We have old-fashioned mums like the Country Girl or Clara Curtis that have reached heirloom status, and hot new varieties like the Belgian mum that offers a rugged nature that surprises many gardeners. We've partnered our mums with lantanas, salvias, coleus, grasses, gaura and dwarf sunflowers.
The Belgian mums come in early-, mid- and late-season, allowing you to design your landscape for maximum blooming potential.
We've planted Savona, an early red selection, as well as Cesaro, one of the most popular yellow varieties. Some of our mid-season selections include Terano Yellow; Frimo, which is white; and Pizarra, a dazzling rusty-red variety. One standout late-season variety we are planting is Sapiro, which is available in both yellow and a richly saturated orange.
Now is a great time to shop for mums at your local garden center. What I like about the Belgian mums are their sturdy branches that almost refuse to break as you transport and then plant them in the landscape or mixed containers.
Choose from those that are blooming to give instant color for parties or game day celebrations. I prefer to select plants with flowers still in tight buds because this allows for maximum bloom in the garden. Another thing I like about the Belgian mums is the sheer number of buds. A Belgian mum in an 8-inch pot likely will have more buds than you can count.
Most gardeners treat their chrysanthemums as annuals, much like they would petunias or marigolds, and there is certainly nothing wrong with this. Mums are pretty much annual for those of us who change out our beds to continually try new plants.

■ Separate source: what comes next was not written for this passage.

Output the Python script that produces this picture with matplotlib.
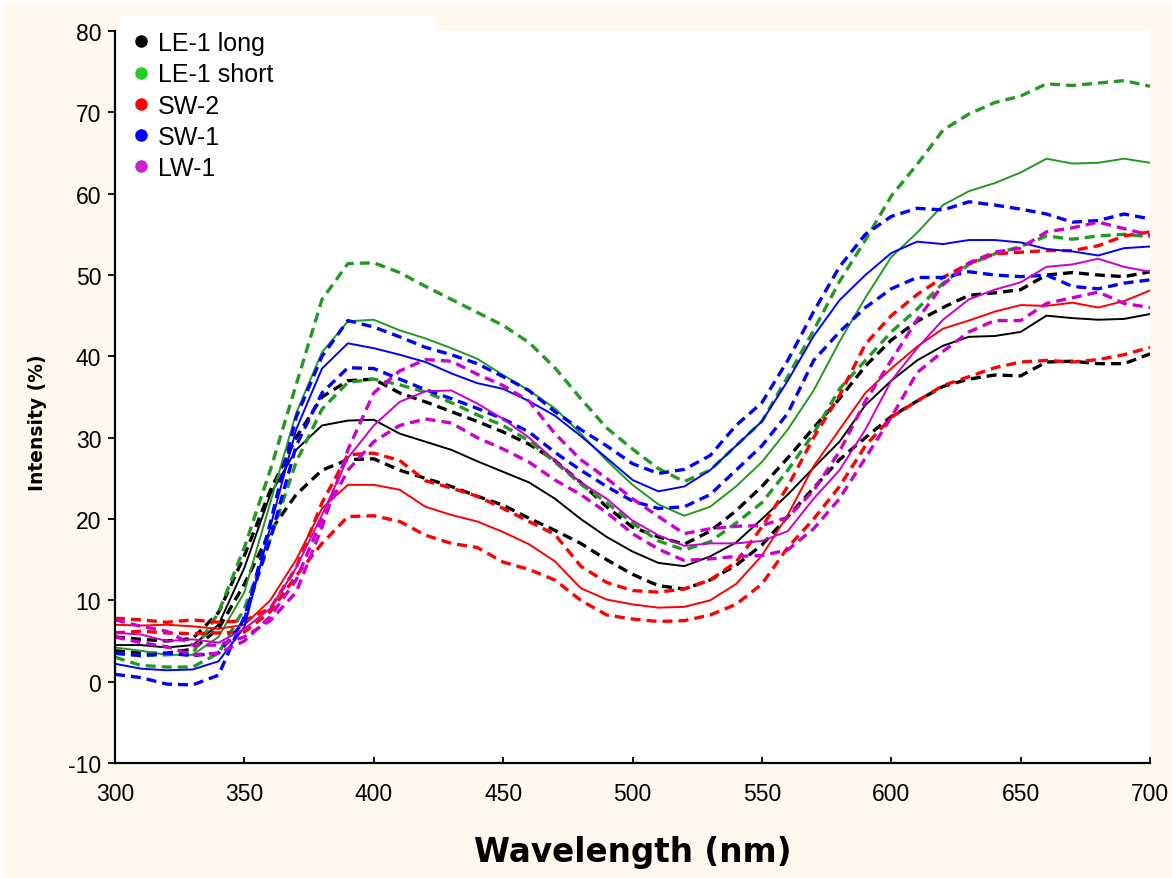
import matplotlib
matplotlib.use('Agg')
import matplotlib.pyplot as plt
from matplotlib.patches import Rectangle
from matplotlib.lines import Line2D

# ---------------- data ----------------
wavelength = list(range(300, 701, 10))

# LE-1 long (black)
le1_long_hi = [5.5, 5.2, 5.0, 5.3, 8.5, 15.5, 23.5, 30.0, 35.0, 37.0, 37.2, 35.5, 34.4, 33.2, 32.0, 30.7, 29.2, 27.2, 24.5, 21.5,
               19.0, 17.8, 16.9, 18.5, 21.0, 24.0, 27.5, 31.2, 34.8, 38.8, 42.0, 44.3, 46.0, 47.5, 47.8, 48.2, 50.0, 50.3, 50.0, 49.8, 50.4]
le1_long_mid = [4.5, 4.5, 4.2, 4.5, 7.0, 14.0, 23.0, 28.5, 31.5, 32.1, 32.2, 30.5, 29.5, 28.5, 27.1, 25.8, 24.5, 22.5, 20.0, 17.8,
                16.0, 14.6, 14.2, 15.4, 17.1, 20.0, 23.0, 26.3, 29.5, 34.0, 37.0, 39.5, 41.3, 42.4, 42.5, 43.0, 45.0, 44.7, 44.5, 44.6, 45.2]
le1_long_lo = [3.8, 3.5, 3.5, 4.0, 6.5, 12.0, 18.5, 23.0, 26.0, 27.3, 27.4, 26.0, 25.0, 24.0, 22.8, 21.7, 20.1, 18.6, 17.0, 15.0,
               13.2, 11.8, 11.4, 12.5, 14.3, 16.8, 20.3, 23.8, 27.3, 30.0, 32.6, 34.5, 36.3, 37.2, 37.7, 37.6, 39.3, 39.4, 39.1, 39.1, 40.3]

# LE-1 short (green)
le1_short_hi = [3.5, 3.2, 3.3, 3.5, 8.5, 16.5, 26.0, 36.5, 47.0, 51.4, 51.5, 50.3, 48.6, 47.0, 45.4, 43.8, 41.7, 38.6, 34.8, 31.2,
                28.6, 26.2, 24.6, 26.0, 29.0, 32.0, 37.5, 43.2, 49.2, 54.3, 59.7, 63.6, 67.8, 69.8, 71.2, 72.0, 73.5, 73.3, 73.6, 73.9, 73.2]
le1_short_mid = [4.2, 3.8, 3.3, 3.3, 5.5, 11.0, 22.0, 33.0, 40.5, 44.3, 44.5, 43.2, 42.2, 41.0, 39.7, 37.7, 35.8, 33.6, 30.5, 27.2,
                 24.2, 21.8, 20.4, 21.5, 24.0, 27.0, 31.0, 35.8, 41.8, 47.2, 52.2, 55.2, 58.6, 60.3, 61.3, 62.6, 64.3, 63.7, 63.8, 64.3, 63.8]
le1_short_lo = [3.0, 2.0, 1.8, 1.8, 3.5, 9.0, 17.5, 27.0, 33.5, 36.8, 37.2, 36.5, 35.6, 34.3, 32.8, 31.5, 29.6, 27.0, 24.3, 22.0,
                19.5, 17.3, 16.2, 17.2, 19.5, 22.0, 26.0, 30.5, 36.0, 39.5, 43.0, 45.8, 49.0, 51.3, 52.6, 53.5, 54.8, 54.4, 54.8, 55.0, 54.7]

# SW-2 (red)
sw2_hi = [7.8, 7.6, 7.3, 7.6, 7.3, 7.5, 9.0, 14.0, 22.0, 27.9, 28.1, 27.2, 24.7, 23.8, 22.8, 21.3, 19.7, 18.1, 14.2, 12.2,
          11.2, 11.0, 11.4, 12.5, 14.7, 19.0, 24.0, 30.0, 35.2, 41.5, 45.0, 47.6, 49.7, 51.4, 52.6, 52.8, 53.0, 53.0, 53.6, 54.8, 55.3]
sw2_mid = [7.0, 6.9, 7.0, 6.8, 6.5, 7.0, 10.0, 15.0, 21.3, 24.2, 24.2, 23.6, 21.5, 20.5, 19.7, 18.4, 16.9, 14.8, 11.5, 10.1,
           9.5, 9.1, 9.2, 10.0, 12.0, 15.5, 20.5, 26.5, 31.0, 35.5, 38.5, 41.2, 43.4, 44.4, 45.5, 46.3, 46.2, 46.6, 46.0, 46.8, 48.1]
sw2_lo = [6.0, 6.2, 6.0, 5.9, 6.0, 6.1, 8.6, 13.0, 17.0, 20.3, 20.4, 19.7, 18.0, 17.0, 16.5, 14.7, 13.8, 12.5, 10.0, 8.2,
          7.7, 7.4, 7.5, 8.2, 9.5, 12.0, 16.5, 20.0, 24.0, 29.0, 32.5, 34.5, 36.4, 37.5, 38.6, 39.3, 39.5, 39.3, 39.6, 40.2, 41.1]

# SW-1 (blue)
sw1_hi = [3.5, 3.2, 3.5, 3.2, 3.5, 7.5, 19.5, 32.5, 40.0, 44.4, 43.6, 42.4, 41.1, 40.2, 39.1, 37.5, 35.8, 33.2, 31.0, 29.0,
          26.8, 25.6, 26.1, 27.8, 31.5, 34.3, 39.5, 45.5, 51.0, 55.0, 57.2, 58.2, 58.0, 59.0, 58.6, 58.1, 57.5, 56.5, 56.7, 57.5, 56.9]
sw1_mid = [2.2, 1.6, 1.4, 1.5, 2.5, 6.7, 19.0, 31.0, 38.5, 41.6, 41.0, 40.2, 39.3, 37.9, 36.7, 36.0, 34.5, 32.7, 30.2, 27.5,
           24.8, 23.4, 24.0, 26.0, 29.0, 32.0, 37.0, 42.5, 46.9, 50.0, 52.7, 54.1, 53.8, 54.3, 54.3, 54.0, 53.2, 52.9, 52.4, 53.3, 53.5]
sw1_lo = [0.9, 0.5, -0.3, -0.4, 0.8, 8.0, 17.5, 29.0, 35.5, 38.6, 38.5, 37.2, 35.9, 34.8, 33.6, 32.3, 30.7, 28.2, 26.0, 24.0,
          22.2, 21.3, 21.5, 23.0, 26.0, 29.0, 33.0, 39.5, 43.0, 46.0, 48.3, 49.7, 49.7, 50.4, 50.0, 49.8, 50.0, 48.6, 48.3, 49.0, 49.4]

# LW-1 (magenta)
lw1_hi = [7.6, 6.8, 6.2, 4.5, 4.5, 5.5, 7.5, 11.0, 19.0, 28.5, 35.5, 38.2, 39.6, 39.4, 37.8, 36.4, 34.5, 30.5, 27.3, 25.0,
          22.5, 20.3, 18.2, 18.8, 19.1, 19.2, 20.2, 23.5, 28.3, 34.5, 39.5, 44.5, 48.8, 51.5, 52.8, 53.3, 55.3, 55.8, 56.5, 55.7, 54.9]
lw1_mid = [6.0, 5.8, 5.0, 5.2, 4.8, 6.5, 9.0, 14.0, 20.5, 27.5, 31.5, 34.4, 35.7, 35.8, 34.2, 32.3, 30.0, 27.2, 24.5, 22.5,
           19.8, 18.0, 16.7, 17.0, 17.0, 17.3, 18.5, 22.5, 26.0, 31.0, 37.0, 41.0, 44.5, 47.0, 48.2, 49.1, 51.0, 51.3, 52.0, 51.0, 50.4]
lw1_lo = [5.5, 4.8, 4.3, 3.3, 3.5, 5.0, 8.0, 12.5, 20.0, 26.0, 29.5, 31.5, 32.3, 31.8, 30.0, 28.6, 27.0, 24.8, 23.0, 20.8,
          18.2, 16.3, 14.9, 15.1, 15.4, 15.5, 16.2, 18.8, 22.5, 27.5, 32.5, 38.0, 40.6, 43.0, 44.4, 44.4, 46.5, 47.2, 47.9, 46.5, 46.0]

sample_names = ['LE-1 long', 'LE-1 short', 'SW-2', 'SW-1', 'LW-1']
line_colors = ['#000000', '#229a22', '#ff0000', '#0000ff', '#cc00cc']
legend_colors = ['#000000', '#22cc22', '#ff0000', '#0000ff', '#cc22cc']
x_ticks = [300, 350, 400, 450, 500, 550, 600, 650, 700]
y_ticks = [-10, 0, 10, 20, 30, 40, 50, 60, 70, 80]

series = [
    (le1_long_hi, le1_long_mid, le1_long_lo),
    (le1_short_hi, le1_short_mid, le1_short_lo),
    (sw2_hi, sw2_mid, sw2_lo),
    (sw1_hi, sw1_mid, sw1_lo),
    (lw1_hi, lw1_mid, lw1_lo),
]

# ---------------- figure ----------------
W, H = 1172, 879
fig = plt.figure(figsize=(W / 100, H / 100), dpi=100, facecolor='white')
fig.patches.append(Rectangle((4 / W, 0), 1, 1 - 5 / H, transform=fig.transFigure,
                             facecolor='#FEF9EE', edgecolor='none', zorder=-10))
# white legend box that pokes out above the plot area
fig.patches.append(Rectangle((120 / W, 1 - 190 / H), 315 / W, (190 - 17) / H, transform=fig.transFigure,
                             facecolor='white', edgecolor='none', zorder=-5))

ax = fig.add_axes([115 / W, 1 - 764 / H, (1150 - 115) / W, (764 - 32) / H])
ax.set_facecolor('white')

for (hi, mid, lo), col in zip(series, line_colors):
    ax.plot(wavelength, hi, color=col, lw=2.4, ls=(0, (3.0, 1.8)))
    ax.plot(wavelength, mid, color=col, lw=1.4, ls='-')
    ax.plot(wavelength, lo, color=col, lw=2.4, ls=(0, (3.0, 1.8)))

ax.set_xlim(300, 700)
ax.set_ylim(-10, 80)
ax.set_xticks(x_ticks)
ax.set_yticks(y_ticks)
ax.set_xticklabels([str(t) for t in x_ticks], family='Liberation Sans', fontsize=16.5)
ax.set_yticklabels([str(t) for t in y_ticks], family='Liberation Sans', fontsize=16.5)
ax.tick_params(axis='x', direction='in', length=4, width=1.3, pad=14)
ax.tick_params(axis='y', direction='out', length=5, width=1.3, pad=5)

for s in ['top', 'right']:
    ax.spines[s].set_visible(False)
for s in ['left', 'bottom']:
    ax.spines[s].set_linewidth(1.6)

ax.set_xlabel('Wavelength (nm)', family='DejaVu Sans', fontweight='bold', fontsize=23.5)
ax.xaxis.set_label_coords(0.5, -0.098)
ax.set_ylabel('Intensity (%)', family='DejaVu Sans', fontweight='bold', fontsize=13.5)
ax.yaxis.set_label_coords(-0.0657, 0.466)

handles = [Line2D([], [], marker='o', ls='none', color=c, markersize=8) for c in legend_colors]
leg = ax.legend(handles, sample_names, loc='upper left', bbox_to_anchor=(0.0126, 1.0),
                frameon=False, prop={'family': 'Liberation Sans', 'size': 18},
                handletextpad=0.2, labelspacing=0.29, borderpad=0, borderaxespad=0,
                handlelength=1.0)

fig.savefig('out.png', dpi=100, facecolor=fig.get_facecolor())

On the other hand, at the Truck Crops Experiment Station we have areas where Country Girl has become established, and these plants are happy in their fifth or sixth season. I like this mum for its large flowers and height that pushes 24 inches.
Soil preparation plays an important role in a mum's ability to be a perennial. We plant all our mums on raised beds where prepared, organic landscape mixes have been incorporated into the topsoil.
If you're planning on putting in some mums at your house, keep light -- or actually, darkness -- in mind. Avoid planting mums under streetlights or floodlights that would create artificially long days and limit blooming.
Regardless of which mum you choose, now is the time to shop. If your garden center has Belgian mums, give them a squeeze and watch how they bounce back, and then start counting buds. You'll find yourself loading up the shopping cart right away.